Habría, sin embargo, una diferencia fundamental en cuanto a sus efectos. En el pasado, y aparte de las espectaculares auroras, las grandes tormentas solares no tuvieron prácticamente ningún efecto dañino sobre la población. Pero hoy, con nuestra vida entera dependiendo de dispositivos eléctricos y magnéticos, la cosa sería bien diferente. Una tormenta como la de 1582 podría inutilizar de forma permanente nuestras centrales eléctricas, destruir los sistemas de comunicaciones y satélites, acabar con internet y los aparatos electrónicos… dejando al mundo, de un solo golpe, en plena era preindustrial.

Las consecuencias serían aterradoras y las pérdidas, tanto materiales como humanas, incalculables. En 1989 ya tuvimos un ‘aperitivo’ cuando una tormenta solar solo medianamente grande acabó con la red eléctrica en Quebec, Canadá. Hasta ahora, la mayor tormenta solar registrada con instrumentos científicos fue el llamado evento Carrington. Sucedió en 1859 y afectó gravemente a las redes de telégrafos, los sistemas eléctricos más extendidos en aquel entonces, muchas de las cuales se incendiaron de forma espontánea. En la actualidad, un evento similar habría supuesto una catástrofe.

Sabemos que las tormentas solares son causadas por perturbaciones en la atmósfera del Sol. Se trata de enormes explosiones de alta energía, que pueden ir acompañada de inmensas ráfagas de material ardiente, arrancado del propio Sol y que conocemos como «eyecciones de masa coronal». En menos de 24 horas, siempre que las tormentas estén alineadas con la Tierra, la masa incandescente de partículas llega a nuestro planeta e interactúa con su campo magnético, que ejerce de escudo protector.

La magnetosfera desvía la nube hacia los polos, y allí es donde aparecen las espectaculares (e inofensivas) auroras. Pero si la intensidad de la eyección es suficiente, el escudo terrestre puede ser traspasado, y la ardiente radiación penetrar en la atmósfera y cargar el aire con una gran cantidad de energía, la suficiente como para desconectar o averiar cualquier cosa que funcione con electricidad.

En un momento, además, en que el ser humano se dispone por primera vez a salir de la Tierra para vivir en la Luna o en Marte, ser capaces de predecir cuándo se producirá una gran tormenta solar puede ser la diferencia entre la vida y la muerte para astronautas y colonos. Esa lección fue aprendida en 1972, justo en el auge de las misiones lunares del programa Apolo. En agosto de ese año, una tormenta solar especialmente intensa azotó el planeta.
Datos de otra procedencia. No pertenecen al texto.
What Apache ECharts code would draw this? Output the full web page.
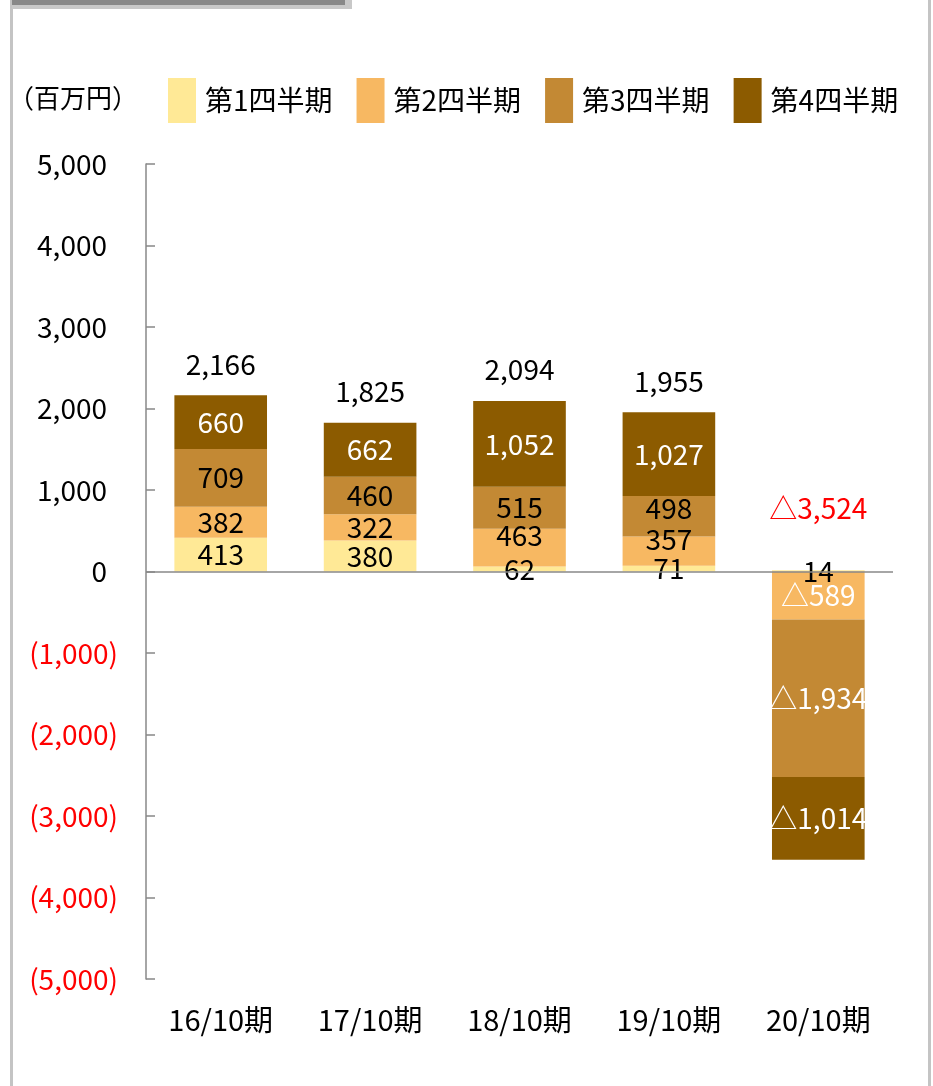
<!DOCTYPE html>
<html><head><meta charset="utf-8">
<script src="https://cdn.jsdelivr.net/npm/echarts@6/dist/echarts.min.js"></script>
<style>html,body{margin:0;padding:0;background:#fff}#c{width:933px;height:1086px}</style>
</head><body><div id="c"></div>
<script>
const categories = ['16/10期', '17/10期', '18/10期', '19/10期', '20/10期'];
const seriesNames = ['第1四半期', '第2四半期', '第3四半期', '第4四半期'];
const q1 = [413, 380, 62, 71, 14];
const q2 = [382, 322, 463, 357, -589];
const q3 = [709, 460, 515, 498, -1934];
const q4 = [660, 662, 1052, 1027, -1014];
const totals = [2166, 1825, 2094, 1955, -3524];
const unitLabel = '（百万円）';

const FONT = '"Noto Sans CJK JP", "Noto Sans", sans-serif';
const FS = 28;
const colors = ['#FFE996', '#F7B862', '#C38934', '#8C5B00'];
const fmt = v => v < 0 ? '△' + Math.abs(v).toLocaleString('en-US') : v.toLocaleString('en-US');

// small label nudges seen in the reference (series index -> category index -> dy)
const labelNudge = { 1: { 2: -12, 3: -12 }, 2: { 3: -8 } };

const quarterData = [q1, q2, q3, q4];
const barSeries = quarterData.map((arr, si) => ({
  name: seriesNames[si],
  type: 'bar',
  stack: 'total',
  barWidth: '62%',
  itemStyle: { color: colors[si] },
  label: {
    show: true, position: 'inside', fontSize: FS, fontFamily: FONT,
    formatter: p => fmt(p.value)
  },
  data: arr.map((v, i) => ({
    value: v,
    label: {
      color: (v < 0 || si === 3) ? '#fff' : '#000',
      offset: [0, (labelNudge[si] && labelNudge[si][i]) || 0]
    }
  })),
  markLine: si === 0 ? {
    silent: true, symbol: ['none', 'none'],
    lineStyle: { color: '#888', width: 1.5, type: 'solid' },
    label: { show: false },
    data: [{ yAxis: 0 }]
  } : undefined
}));

const totalSeries = {
  name: 'total', type: 'scatter', symbolSize: 0, z: 10,
  itemStyle: { opacity: 1 },
  label: {
    show: true, position: 'top', distance: 17, fontSize: FS, fontFamily: FONT, color: '#000',
    formatter: p => fmt(totals[p.dataIndex])
  },
  data: totals.map((t, i) => ({
    value: [i, Math.max(t, 0)],
    label: { color: t < 0 ? '#ff0000' : '#000', offset: [0, t < 0 ? -32 : 0] }
  }))
};

const chart = echarts.init(document.getElementById('c'));
chart.setOption({
  animation: false,
  backgroundColor: '#fff',
  textStyle: { fontFamily: FONT },
  title: {
    text: unitLabel, left: 8, top: 85, padding: 0,
    textStyle: { fontSize: 26, fontWeight: 'normal', color: '#000', fontFamily: FONT }
  },
  legend: {
    data: seriesNames, left: 168, top: 78, icon: 'rect', padding: 0,
    itemWidth: 28, itemHeight: 45, itemGap: 24,
    textStyle: { fontSize: FS, color: '#000', width: 130, padding: [0, 0, 0, 4], fontFamily: FONT }
  },
  grid: { left: 146, right: 40, top: 164, bottom: 107, containLabel: false },
  xAxis: {
    type: 'category', data: categories,
    axisLine: { show: false, onZero: false },
    axisTick: { show: false },
    axisLabel: { fontSize: 29, color: '#000', margin: 26, fontFamily: FONT }
  },
  yAxis: {
    type: 'value', min: -5000, max: 5000, interval: 1000,
    axisLine: { show: true, lineStyle: { color: '#888', width: 1.5 } },
    axisTick: { show: true, inside: true, length: 9, lineStyle: { color: '#888', width: 1.5 } },
    splitLine: { show: false },
    axisLabel: {
      margin: 28, fontSize: FS, fontFamily: FONT,
      formatter: v => v < 0 ? '{neg|(' + Math.abs(v).toLocaleString('en-US') + ')}' : '{pos|' + v.toLocaleString('en-US') + '}',
      rich: {
        neg: { color: '#ff0000', fontSize: FS, fontFamily: FONT },
        pos: { color: '#000', fontSize: FS, fontFamily: FONT, padding: [0, 11, 0, 0] }
      }
    }
  },
  graphic: [
    { type: 'rect', shape: { x: 10, y: 0, width: 3, height: 1086 }, style: { fill: '#c4c4c4' } },
    { type: 'rect', shape: { x: 928, y: 0, width: 3, height: 1086 }, style: { fill: '#c4c4c4' } },
    { type: 'rect', shape: { x: 12, y: 0, width: 340, height: 9 }, style: { fill: '#c8c8c8' } },
    { type: 'rect', shape: { x: 12, y: 0, width: 333, height: 5 }, style: { fill: '#888' } }
  ],
  series: [...barSeries, totalSeries]
});
</script>
</body></html>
Si los astronautas hubieran estado en la Luna en ese momento, las consecuencias habrían sido fatales. Porque ni la Luna, ni tampoco Marte, cuentan con un escudo magnético natural. Por suerte, el Apolo 16 había regresado a tierra en abril de ese mismo año, y el Apolo 17 no fue lanzado hasta diciembre. La tormenta pilló justo en medio, pues, de los dos vuelos espaciales.
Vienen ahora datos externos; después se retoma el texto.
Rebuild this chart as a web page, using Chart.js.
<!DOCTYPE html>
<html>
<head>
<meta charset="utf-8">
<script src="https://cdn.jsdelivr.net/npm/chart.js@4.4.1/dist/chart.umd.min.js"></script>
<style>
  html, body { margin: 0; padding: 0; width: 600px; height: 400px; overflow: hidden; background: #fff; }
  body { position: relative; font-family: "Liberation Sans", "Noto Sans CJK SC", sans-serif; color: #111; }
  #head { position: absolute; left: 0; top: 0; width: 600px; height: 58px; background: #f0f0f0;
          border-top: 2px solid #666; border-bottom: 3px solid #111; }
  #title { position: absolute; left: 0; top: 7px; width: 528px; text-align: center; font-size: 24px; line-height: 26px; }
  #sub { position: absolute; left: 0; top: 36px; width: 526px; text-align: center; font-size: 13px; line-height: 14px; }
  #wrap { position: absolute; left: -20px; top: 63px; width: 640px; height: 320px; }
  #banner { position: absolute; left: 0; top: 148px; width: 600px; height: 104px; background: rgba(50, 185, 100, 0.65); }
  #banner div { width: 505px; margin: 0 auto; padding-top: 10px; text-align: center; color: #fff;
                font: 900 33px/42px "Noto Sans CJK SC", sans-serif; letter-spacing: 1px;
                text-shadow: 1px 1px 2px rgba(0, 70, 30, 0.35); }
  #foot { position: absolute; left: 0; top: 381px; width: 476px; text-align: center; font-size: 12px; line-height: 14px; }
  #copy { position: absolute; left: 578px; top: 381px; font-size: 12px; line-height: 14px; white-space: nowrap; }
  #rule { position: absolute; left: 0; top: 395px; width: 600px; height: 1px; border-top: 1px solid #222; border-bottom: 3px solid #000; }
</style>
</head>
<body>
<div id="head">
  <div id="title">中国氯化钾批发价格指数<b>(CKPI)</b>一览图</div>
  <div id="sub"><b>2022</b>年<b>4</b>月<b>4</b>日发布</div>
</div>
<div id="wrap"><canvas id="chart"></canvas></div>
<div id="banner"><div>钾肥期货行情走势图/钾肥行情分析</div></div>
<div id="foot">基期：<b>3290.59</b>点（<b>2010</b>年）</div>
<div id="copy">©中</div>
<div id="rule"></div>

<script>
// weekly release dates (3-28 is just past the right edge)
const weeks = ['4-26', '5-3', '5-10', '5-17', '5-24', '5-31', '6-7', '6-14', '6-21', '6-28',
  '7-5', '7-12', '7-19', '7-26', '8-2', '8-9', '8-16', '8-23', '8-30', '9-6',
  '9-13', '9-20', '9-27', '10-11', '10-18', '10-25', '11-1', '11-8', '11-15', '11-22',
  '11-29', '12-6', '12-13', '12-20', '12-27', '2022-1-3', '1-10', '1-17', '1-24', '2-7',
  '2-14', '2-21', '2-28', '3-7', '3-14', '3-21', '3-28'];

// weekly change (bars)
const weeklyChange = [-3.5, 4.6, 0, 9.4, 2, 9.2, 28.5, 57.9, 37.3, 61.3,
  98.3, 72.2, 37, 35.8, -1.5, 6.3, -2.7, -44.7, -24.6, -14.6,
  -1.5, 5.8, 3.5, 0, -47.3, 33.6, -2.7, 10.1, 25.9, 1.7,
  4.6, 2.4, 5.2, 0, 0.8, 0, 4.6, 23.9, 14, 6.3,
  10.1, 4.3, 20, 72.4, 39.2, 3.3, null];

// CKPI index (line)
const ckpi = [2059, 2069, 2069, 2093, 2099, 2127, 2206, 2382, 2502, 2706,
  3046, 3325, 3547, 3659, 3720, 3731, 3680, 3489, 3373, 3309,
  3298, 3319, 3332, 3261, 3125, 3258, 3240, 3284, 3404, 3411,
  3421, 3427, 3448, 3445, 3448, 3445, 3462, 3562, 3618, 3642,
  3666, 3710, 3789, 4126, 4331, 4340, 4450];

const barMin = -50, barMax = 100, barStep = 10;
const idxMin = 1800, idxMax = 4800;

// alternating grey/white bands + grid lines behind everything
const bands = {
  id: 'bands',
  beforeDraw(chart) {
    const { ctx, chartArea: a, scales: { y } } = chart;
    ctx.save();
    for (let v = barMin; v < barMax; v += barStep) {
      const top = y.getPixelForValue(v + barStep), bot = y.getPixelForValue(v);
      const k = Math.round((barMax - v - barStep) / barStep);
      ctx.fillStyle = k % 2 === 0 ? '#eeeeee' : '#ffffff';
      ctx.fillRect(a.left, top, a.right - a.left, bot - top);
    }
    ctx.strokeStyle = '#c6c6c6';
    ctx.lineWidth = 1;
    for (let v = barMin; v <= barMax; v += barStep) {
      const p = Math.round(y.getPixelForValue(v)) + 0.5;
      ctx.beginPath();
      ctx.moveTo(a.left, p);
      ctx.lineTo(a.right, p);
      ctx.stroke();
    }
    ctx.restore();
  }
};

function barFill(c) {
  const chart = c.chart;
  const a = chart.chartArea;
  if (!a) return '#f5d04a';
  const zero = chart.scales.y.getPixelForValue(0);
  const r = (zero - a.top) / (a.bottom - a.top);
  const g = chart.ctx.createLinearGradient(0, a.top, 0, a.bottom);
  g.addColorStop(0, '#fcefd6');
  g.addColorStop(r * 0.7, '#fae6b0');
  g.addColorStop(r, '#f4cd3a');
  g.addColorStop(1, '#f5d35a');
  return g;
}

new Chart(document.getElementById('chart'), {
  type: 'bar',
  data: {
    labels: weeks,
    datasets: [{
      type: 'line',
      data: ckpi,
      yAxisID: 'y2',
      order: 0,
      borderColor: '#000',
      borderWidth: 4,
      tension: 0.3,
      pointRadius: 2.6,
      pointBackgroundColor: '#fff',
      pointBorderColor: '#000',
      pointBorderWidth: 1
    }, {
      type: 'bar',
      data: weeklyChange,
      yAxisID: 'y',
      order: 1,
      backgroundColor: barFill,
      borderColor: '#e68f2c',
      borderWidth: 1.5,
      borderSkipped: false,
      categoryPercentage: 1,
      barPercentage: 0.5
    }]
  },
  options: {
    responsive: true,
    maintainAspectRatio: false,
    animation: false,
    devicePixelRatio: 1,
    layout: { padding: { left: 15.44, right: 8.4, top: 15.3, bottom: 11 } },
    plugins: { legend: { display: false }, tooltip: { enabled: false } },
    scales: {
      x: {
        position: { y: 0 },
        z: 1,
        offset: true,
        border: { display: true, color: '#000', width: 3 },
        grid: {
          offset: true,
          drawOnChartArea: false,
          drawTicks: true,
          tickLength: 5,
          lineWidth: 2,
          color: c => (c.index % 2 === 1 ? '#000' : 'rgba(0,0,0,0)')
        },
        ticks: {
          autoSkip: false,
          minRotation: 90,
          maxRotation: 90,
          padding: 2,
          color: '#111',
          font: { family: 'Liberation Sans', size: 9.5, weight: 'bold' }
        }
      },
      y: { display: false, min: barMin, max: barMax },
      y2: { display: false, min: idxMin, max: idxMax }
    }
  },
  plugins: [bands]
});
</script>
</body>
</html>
Está claro que a partir de ahora ya no podemos permitirnos el lujo de depender de una casualidad similar. Los vuelos, los viajes, las misiones, deben ser cuidadosamente planificadas, y el clima espacial es un factor muy a tener en cuenta. Del mismo modo, y desde el ‘susto’ canadiense de 1989, los ingenieros se afanan por buscar soluciones que permitan, una vez detectada una gran tormenta solar, desconectar las centrales eléctricas antes de que la nube destructora de partículas llegue a la Tierra, para volver a encenderlas cuando todo haya pasado. Cuando la próxima gran tormenta llegue, que llegará, debemos estar lo mejor preparados posible.